**Directions:**
Look through the data below and say how many of its lines contain "this", adding nothing else.

* Begin *

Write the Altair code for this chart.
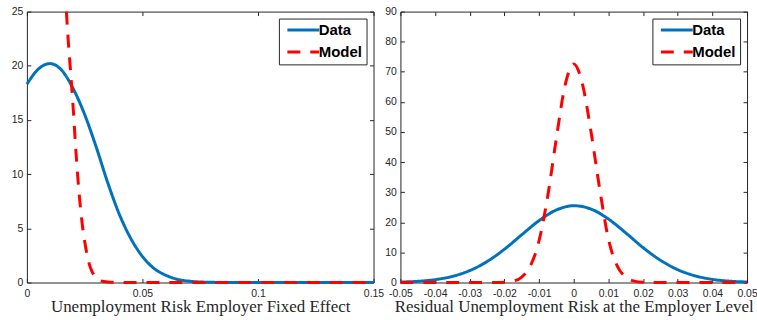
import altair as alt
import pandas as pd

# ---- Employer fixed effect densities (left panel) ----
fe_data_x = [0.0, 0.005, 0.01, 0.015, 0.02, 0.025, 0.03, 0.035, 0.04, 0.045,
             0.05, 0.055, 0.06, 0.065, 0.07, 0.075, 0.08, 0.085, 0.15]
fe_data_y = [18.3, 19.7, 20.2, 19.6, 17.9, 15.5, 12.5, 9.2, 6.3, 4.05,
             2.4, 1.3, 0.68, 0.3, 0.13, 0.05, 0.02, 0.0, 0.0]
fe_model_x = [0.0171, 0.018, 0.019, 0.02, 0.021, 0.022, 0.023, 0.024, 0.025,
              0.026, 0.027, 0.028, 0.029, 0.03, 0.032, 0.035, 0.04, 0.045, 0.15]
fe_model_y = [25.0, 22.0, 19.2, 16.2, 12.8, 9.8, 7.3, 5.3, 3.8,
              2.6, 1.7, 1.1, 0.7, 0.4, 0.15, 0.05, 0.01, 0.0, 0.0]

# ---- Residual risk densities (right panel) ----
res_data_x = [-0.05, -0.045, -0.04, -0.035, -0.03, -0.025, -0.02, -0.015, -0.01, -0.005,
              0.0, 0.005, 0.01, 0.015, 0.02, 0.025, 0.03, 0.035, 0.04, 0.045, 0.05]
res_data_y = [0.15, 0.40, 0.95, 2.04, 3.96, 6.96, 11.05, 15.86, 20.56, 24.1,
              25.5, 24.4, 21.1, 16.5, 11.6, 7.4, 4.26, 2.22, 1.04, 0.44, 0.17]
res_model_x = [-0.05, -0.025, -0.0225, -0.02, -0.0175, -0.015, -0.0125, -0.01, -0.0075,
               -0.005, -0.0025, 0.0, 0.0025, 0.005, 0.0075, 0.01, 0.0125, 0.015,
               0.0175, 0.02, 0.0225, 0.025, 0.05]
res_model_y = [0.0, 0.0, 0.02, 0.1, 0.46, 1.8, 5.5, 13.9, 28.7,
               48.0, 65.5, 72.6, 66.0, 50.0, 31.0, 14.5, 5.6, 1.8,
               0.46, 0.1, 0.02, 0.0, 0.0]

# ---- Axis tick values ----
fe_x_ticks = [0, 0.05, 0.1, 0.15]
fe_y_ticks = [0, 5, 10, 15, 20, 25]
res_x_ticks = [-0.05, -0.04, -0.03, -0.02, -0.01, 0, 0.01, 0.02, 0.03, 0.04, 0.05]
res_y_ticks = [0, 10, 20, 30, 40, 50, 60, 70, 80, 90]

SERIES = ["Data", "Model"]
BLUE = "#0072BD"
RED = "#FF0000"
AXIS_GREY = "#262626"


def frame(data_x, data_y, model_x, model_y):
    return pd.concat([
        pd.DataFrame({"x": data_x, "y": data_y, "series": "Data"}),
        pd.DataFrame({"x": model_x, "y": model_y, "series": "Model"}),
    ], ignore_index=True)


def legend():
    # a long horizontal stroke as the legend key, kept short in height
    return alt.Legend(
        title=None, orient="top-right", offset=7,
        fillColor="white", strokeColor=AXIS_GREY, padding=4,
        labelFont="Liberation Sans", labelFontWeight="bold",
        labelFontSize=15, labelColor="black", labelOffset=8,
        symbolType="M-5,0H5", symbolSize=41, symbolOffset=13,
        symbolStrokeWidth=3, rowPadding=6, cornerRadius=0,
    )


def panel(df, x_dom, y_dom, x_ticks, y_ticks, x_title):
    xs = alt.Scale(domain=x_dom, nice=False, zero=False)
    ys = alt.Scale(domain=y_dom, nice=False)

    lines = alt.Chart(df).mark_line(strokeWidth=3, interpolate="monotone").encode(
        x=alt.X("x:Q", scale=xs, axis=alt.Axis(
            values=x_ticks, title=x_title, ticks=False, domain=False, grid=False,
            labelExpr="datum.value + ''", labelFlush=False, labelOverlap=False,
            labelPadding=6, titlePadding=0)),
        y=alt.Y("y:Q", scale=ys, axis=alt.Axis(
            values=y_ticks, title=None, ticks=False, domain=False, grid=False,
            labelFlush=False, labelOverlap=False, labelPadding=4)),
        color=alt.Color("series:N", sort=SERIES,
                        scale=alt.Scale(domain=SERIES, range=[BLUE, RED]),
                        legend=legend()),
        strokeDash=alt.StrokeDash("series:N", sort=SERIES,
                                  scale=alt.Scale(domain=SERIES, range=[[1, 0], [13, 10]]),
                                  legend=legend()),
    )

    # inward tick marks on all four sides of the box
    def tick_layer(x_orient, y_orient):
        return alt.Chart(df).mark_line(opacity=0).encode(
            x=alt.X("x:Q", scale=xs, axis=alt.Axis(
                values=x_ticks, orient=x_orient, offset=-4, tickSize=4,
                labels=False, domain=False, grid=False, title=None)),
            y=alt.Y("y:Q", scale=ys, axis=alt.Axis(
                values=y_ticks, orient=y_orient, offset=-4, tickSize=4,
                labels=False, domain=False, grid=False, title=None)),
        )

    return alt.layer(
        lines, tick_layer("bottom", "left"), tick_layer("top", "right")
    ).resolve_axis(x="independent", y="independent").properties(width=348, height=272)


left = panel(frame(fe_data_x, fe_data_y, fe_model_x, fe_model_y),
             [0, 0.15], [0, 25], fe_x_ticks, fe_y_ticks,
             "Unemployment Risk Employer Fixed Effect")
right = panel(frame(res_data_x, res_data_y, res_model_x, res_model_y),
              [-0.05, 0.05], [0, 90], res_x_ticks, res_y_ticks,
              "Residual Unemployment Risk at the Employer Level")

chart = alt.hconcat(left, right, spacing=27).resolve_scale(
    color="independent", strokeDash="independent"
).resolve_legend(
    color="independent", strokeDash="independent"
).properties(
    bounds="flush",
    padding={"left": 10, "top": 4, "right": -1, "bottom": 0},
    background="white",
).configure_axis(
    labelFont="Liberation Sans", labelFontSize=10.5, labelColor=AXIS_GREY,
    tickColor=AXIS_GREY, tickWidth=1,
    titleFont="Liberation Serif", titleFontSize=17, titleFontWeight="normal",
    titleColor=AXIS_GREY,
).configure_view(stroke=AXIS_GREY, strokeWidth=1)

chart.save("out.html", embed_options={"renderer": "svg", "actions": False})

* End *
* Begin *

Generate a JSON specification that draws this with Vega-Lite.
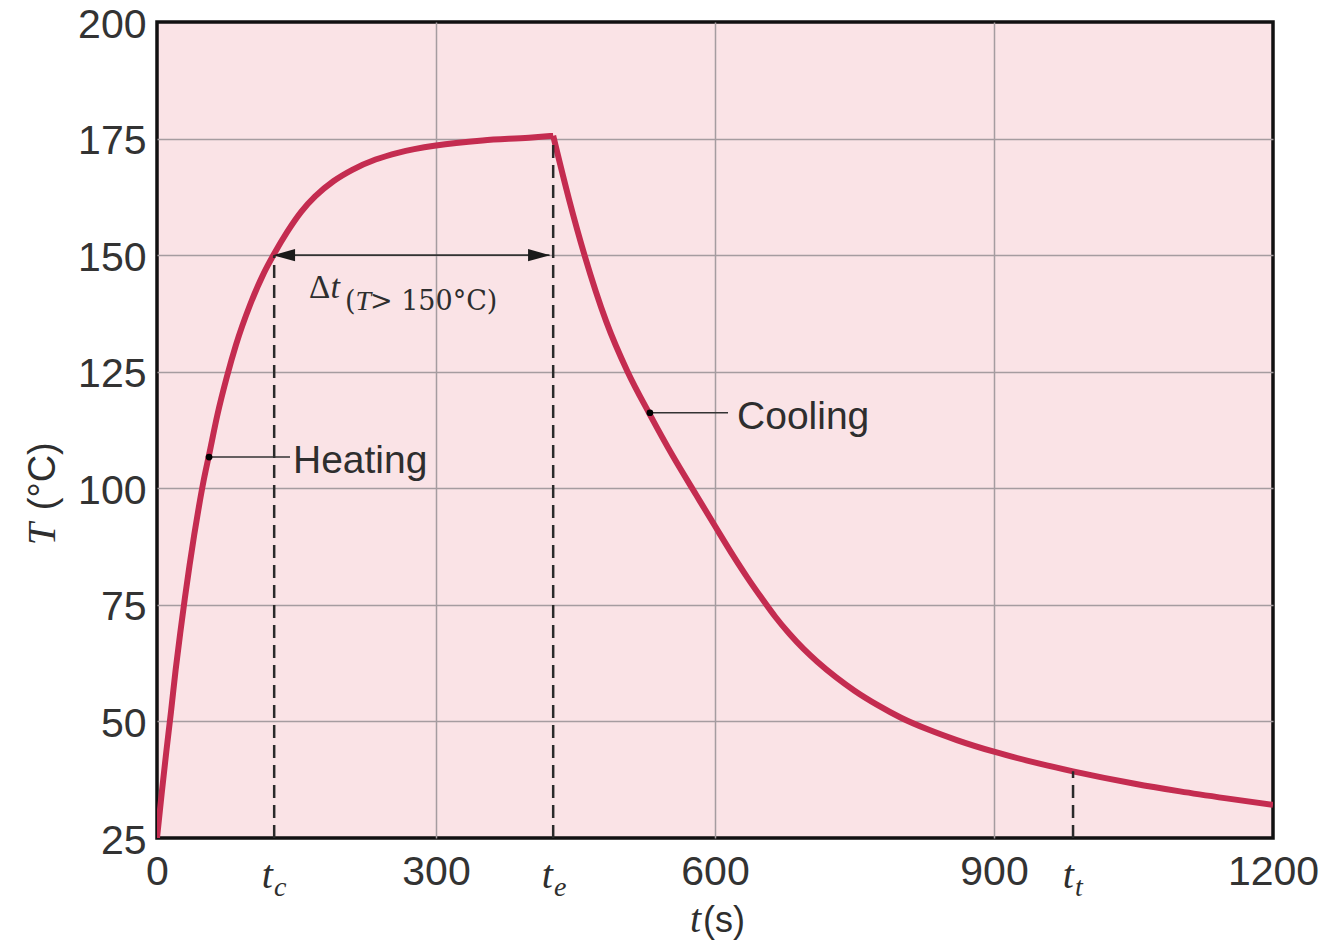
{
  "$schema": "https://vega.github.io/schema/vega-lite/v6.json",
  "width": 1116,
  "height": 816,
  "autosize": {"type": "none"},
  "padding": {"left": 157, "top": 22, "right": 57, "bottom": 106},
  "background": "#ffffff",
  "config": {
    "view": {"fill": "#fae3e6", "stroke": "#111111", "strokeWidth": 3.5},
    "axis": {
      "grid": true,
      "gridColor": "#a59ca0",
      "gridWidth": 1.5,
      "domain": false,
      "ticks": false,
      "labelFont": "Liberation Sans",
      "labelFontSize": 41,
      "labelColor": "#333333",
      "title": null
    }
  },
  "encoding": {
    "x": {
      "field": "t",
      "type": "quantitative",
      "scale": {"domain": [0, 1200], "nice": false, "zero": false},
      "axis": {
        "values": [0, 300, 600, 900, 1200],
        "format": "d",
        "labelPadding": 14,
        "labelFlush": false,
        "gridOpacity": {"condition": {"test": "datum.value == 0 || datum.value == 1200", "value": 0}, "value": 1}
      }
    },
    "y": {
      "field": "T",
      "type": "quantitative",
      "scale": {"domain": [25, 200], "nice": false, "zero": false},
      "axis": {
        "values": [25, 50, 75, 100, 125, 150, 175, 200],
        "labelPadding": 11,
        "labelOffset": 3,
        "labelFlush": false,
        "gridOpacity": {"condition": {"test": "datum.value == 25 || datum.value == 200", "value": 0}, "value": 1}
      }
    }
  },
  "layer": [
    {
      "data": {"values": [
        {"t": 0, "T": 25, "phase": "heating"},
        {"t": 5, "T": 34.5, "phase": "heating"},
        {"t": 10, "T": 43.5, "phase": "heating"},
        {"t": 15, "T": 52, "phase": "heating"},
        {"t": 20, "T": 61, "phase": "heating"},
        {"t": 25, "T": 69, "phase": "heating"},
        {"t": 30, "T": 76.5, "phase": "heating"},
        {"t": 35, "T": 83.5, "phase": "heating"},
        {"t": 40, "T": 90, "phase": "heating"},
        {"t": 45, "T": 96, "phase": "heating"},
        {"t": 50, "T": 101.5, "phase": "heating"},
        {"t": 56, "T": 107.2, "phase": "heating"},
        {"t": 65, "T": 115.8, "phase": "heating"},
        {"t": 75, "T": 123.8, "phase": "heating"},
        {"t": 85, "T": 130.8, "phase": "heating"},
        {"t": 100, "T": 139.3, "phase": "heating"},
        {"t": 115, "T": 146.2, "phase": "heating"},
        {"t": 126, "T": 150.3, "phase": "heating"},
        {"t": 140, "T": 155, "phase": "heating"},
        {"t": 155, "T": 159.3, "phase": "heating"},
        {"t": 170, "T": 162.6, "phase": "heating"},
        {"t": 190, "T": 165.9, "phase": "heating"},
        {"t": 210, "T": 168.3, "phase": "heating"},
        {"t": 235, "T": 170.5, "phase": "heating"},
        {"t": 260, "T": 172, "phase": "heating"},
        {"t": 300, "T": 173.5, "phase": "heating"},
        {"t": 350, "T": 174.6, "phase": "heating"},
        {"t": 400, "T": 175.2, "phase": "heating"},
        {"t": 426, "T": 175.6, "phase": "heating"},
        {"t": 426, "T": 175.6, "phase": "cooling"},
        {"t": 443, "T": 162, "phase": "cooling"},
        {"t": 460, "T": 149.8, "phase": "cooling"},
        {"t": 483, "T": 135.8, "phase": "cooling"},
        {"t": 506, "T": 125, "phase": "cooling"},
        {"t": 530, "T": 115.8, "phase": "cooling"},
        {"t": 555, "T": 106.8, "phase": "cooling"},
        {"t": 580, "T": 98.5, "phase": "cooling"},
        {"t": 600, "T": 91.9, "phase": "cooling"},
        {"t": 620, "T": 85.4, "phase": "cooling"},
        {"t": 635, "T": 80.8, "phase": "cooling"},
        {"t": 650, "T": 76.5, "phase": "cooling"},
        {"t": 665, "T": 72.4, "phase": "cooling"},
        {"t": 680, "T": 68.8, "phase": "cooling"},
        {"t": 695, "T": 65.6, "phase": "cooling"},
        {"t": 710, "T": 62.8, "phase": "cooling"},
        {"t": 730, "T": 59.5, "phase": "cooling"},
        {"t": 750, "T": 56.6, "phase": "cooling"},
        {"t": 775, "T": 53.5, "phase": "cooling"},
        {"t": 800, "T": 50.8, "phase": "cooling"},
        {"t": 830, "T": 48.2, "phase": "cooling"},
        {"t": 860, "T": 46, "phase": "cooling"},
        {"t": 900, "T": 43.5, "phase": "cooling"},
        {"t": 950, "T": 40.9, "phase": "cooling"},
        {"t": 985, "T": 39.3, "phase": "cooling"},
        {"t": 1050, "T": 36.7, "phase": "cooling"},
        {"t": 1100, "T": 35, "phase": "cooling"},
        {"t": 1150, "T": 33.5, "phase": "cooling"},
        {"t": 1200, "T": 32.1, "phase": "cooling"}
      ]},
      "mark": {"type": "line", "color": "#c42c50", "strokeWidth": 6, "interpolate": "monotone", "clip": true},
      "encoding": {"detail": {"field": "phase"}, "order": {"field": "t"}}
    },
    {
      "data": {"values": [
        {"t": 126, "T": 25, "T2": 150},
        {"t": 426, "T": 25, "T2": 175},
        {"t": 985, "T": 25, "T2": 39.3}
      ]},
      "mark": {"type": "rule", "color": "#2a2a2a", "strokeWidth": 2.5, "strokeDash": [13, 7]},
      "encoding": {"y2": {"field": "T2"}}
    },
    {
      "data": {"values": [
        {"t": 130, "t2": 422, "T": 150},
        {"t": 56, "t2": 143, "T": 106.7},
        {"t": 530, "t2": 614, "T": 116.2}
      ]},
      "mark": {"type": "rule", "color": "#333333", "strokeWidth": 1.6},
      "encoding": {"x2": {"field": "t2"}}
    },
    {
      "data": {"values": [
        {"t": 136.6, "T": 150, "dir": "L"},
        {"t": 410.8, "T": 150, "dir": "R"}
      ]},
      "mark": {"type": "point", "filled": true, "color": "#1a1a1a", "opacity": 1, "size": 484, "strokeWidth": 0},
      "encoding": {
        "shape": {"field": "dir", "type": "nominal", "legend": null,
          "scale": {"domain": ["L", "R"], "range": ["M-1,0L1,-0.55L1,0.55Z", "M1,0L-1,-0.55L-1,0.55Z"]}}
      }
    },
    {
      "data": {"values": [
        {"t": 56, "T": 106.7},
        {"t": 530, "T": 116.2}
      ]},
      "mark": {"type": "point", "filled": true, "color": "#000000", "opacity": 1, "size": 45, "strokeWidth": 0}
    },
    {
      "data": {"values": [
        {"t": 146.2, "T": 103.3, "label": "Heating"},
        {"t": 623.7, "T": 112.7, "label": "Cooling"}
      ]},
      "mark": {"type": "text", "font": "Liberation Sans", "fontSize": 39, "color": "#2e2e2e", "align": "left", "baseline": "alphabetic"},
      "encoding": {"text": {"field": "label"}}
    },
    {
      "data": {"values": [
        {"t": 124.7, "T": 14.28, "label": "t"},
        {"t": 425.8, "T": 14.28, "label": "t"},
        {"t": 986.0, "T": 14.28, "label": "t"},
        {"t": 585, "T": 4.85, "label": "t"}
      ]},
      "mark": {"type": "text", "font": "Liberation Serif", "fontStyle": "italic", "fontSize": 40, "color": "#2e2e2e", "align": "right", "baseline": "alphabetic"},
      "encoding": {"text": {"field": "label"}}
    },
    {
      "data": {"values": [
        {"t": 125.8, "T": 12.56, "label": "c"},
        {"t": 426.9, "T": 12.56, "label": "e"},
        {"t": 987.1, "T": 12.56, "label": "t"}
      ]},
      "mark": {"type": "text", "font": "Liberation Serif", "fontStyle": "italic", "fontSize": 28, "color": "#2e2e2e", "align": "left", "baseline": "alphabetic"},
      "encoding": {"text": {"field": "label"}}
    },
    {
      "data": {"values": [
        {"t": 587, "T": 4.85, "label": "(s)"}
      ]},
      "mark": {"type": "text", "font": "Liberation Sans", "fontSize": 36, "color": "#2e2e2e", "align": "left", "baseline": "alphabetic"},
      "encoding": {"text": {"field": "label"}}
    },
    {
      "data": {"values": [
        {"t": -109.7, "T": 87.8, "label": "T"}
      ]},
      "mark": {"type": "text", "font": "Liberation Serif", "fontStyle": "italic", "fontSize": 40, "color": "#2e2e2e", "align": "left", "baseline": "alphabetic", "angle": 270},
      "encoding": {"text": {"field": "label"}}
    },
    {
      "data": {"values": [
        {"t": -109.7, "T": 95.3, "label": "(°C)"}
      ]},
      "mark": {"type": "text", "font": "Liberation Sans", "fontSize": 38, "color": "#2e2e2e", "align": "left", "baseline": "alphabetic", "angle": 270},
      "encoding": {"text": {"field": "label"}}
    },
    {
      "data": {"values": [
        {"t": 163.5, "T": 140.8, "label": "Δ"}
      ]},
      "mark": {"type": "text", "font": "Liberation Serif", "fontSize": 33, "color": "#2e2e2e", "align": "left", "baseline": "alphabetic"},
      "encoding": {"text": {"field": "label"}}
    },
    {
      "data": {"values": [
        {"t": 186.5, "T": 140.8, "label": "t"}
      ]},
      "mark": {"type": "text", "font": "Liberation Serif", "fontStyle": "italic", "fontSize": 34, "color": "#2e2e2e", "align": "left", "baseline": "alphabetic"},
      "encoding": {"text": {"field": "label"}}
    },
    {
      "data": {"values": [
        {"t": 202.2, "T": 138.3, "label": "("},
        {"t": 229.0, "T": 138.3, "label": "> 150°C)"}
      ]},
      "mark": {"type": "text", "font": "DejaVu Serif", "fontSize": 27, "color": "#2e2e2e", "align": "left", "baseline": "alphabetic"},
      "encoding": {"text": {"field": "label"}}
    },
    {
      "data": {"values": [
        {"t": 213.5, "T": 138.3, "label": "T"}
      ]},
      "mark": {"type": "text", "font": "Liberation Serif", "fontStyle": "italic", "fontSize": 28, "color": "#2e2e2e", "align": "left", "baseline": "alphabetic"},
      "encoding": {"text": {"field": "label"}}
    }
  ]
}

* End *
* Begin *

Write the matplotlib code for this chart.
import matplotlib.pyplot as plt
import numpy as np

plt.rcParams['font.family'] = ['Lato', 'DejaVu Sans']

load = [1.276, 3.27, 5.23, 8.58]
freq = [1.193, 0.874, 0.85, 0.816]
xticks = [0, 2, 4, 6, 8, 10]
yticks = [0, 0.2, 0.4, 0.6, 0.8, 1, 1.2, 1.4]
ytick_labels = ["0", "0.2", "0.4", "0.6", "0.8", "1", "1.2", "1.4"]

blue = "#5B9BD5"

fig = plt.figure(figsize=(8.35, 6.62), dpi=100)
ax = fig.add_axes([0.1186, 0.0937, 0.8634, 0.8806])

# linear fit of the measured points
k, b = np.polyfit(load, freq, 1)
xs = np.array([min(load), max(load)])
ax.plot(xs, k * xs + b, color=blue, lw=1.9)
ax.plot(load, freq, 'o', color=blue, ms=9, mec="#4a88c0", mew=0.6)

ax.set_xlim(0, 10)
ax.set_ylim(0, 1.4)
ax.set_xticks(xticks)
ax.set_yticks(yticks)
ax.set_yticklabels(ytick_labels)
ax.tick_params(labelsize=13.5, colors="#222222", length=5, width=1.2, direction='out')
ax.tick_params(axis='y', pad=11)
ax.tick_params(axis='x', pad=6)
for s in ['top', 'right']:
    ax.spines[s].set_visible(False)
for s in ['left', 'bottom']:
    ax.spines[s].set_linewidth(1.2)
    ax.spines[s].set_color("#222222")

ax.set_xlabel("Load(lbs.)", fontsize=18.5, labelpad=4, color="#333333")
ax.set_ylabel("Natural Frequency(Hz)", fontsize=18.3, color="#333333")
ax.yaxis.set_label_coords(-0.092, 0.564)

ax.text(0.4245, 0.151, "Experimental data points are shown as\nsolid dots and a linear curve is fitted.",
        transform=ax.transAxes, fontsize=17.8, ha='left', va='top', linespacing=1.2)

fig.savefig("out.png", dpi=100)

* End *

**Written solution:**
3